The heart of old Rex village is its mill. It’s been there for over a hundred years, sitting right by Big Cotton Indian Creek. Up until at least the 1930s, local farmers were bringing their grain to be milled, maybe stopping by the store across the tracks to buy some Ballard’s Obelisk Flour. The mill is still the town’s biggest draw, but for different reasons. Hollywood film crews looking for a bit of the rural south close to the comforts of Atlanta have already discovered it. So have amateur photographers, apparently. While Drew was taking pictures the mill’s owner pulled up and told us to photograph all we want, but handed us a liability release form just in case we happened to fall off the stone dam or into some long-forgotten well. You never know, he said.
It was a peaceful place, but standing on the dam (liability waver signed) and seeing rows and rows of boxy houses encroaching upon Rex made me nervous. I thought it would be only a matter of time until they swallowed up the village whole. Fortunately some things have changed since then. There has been talk of turning downtown Rex into a folksy tourist destination, converting the old bank and store and maybe even the mill into restaurants and shops and bed and breakfasts. So far that’s just talk.

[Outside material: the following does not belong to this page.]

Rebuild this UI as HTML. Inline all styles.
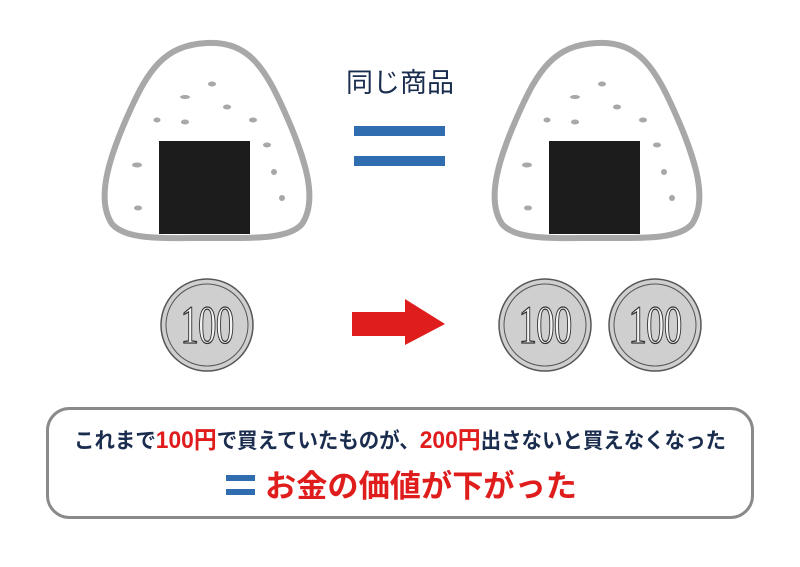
<!DOCTYPE html>
<html><head><meta charset="utf-8"><style>
body{margin:0;background:#fff;width:800px;height:562px;overflow:hidden;font-family:"Liberation Sans","Noto Sans CJK JP",sans-serif}
</style></head><body>
<svg width="800" height="562" viewBox="0 0 800 562" xmlns="http://www.w3.org/2000/svg">
<defs>
<g id="oni">
<path d="M207,43 C250,41 266,70 286,115 C306,160 318,200 302,224 C288,240 250,238 207,238 C160,238 126,240 112,224 C96,200 108,160 128,115 C148,70 164,45 207,43 Z" fill="#fff" stroke="#a8a8a8" stroke-width="6" stroke-linejoin="round"/>
<path d="M250,55 C272,80 292,125 305,170" fill="none" stroke="#a8a8a8" stroke-width="4"/>
<g fill="#a8a8a8">
<ellipse cx="212" cy="84" rx="4" ry="2.5"/><ellipse cx="185" cy="97" rx="5" ry="2"/>
<ellipse cx="227" cy="107" rx="4" ry="2.5"/><ellipse cx="157" cy="120" rx="3.5" ry="2.5"/>
<ellipse cx="185" cy="122" rx="4" ry="2.5"/><ellipse cx="253" cy="120" rx="4" ry="2.5"/>
<ellipse cx="267" cy="145" rx="4" ry="2.5"/><ellipse cx="137" cy="165" rx="5" ry="2.5"/>
<ellipse cx="274" cy="172" rx="3" ry="3"/><ellipse cx="282" cy="198" rx="3" ry="3"/>
<ellipse cx="138" cy="208" rx="4" ry="2.5"/>
</g>
<rect x="159" y="141" width="91" height="93" fill="#1c1c1c"/>
</g>
<g id="coin">
<circle r="46" fill="#cfcfcf" stroke="#555" stroke-width="1.5"/>
<circle r="41" fill="none" stroke="#555" stroke-width="1"/>
<text y="18" text-anchor="middle" font-family="Liberation Serif,serif" font-size="54" fill="#f2f2f2" stroke="#333" stroke-width="1.3" transform="scale(0.68,1)" letter-spacing="-1">100</text>
</g>
</defs>
<use href="#oni"/>
<use href="#oni" x="390"/>
<text x="400" y="92" text-anchor="middle" font-size="27" fill="#1b2d4f">同じ商品</text>
<rect x="354" y="126" width="91" height="10" fill="#2f6db0"/>
<rect x="354" y="156" width="91" height="10" fill="#2f6db0"/>
<use href="#coin" x="207" y="325"/>
<use href="#coin" x="545" y="325"/>
<use href="#coin" x="655" y="325"/>
<path d="M352,312 H405 V299 L445,324 L405,345 V336 H352 Z" fill="#e01d1d"/>
<rect x="47.5" y="408.5" width="705" height="109" rx="22" fill="#fff" stroke="#8a8a8a" stroke-width="3"/>
<text x="400" y="448" text-anchor="middle" font-size="21.5" font-weight="bold" fill="#1b2d4f" textLength="652" lengthAdjust="spacingAndGlyphs">これまで<tspan fill="#e01d1d" font-size="24">100円</tspan>で買えていたものが、<tspan fill="#e01d1d" font-size="24">200円</tspan>出さないと買えなくなった</text>
<rect x="226" y="475" width="29" height="6" fill="#2f6db0"/>
<rect x="226" y="489" width="29" height="6" fill="#2f6db0"/>
<text x="265" y="497" font-size="31" font-weight="bold" fill="#e01d1d" textLength="312" lengthAdjust="spacingAndGlyphs">お金の価値が下がった</text>
</svg>
</body></html>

There’s also been a lot of talk about Michelle Obama and her roots in the area. After learning that the First Lady’s great-great-great-grandmother, Melvinia Shields, had been a slave on a nearby plantation, the village of Rex put up a monument dedicated to her. The unveiling made local headlines, but the monument’s vandalization a year later put tiny Rex into the national spotlight. It was a setback, but the monument is being fixed (if it hasn’t been fixed already), and it’s still—along with Rex itself—an important stop on Clayton County’s heritage trail.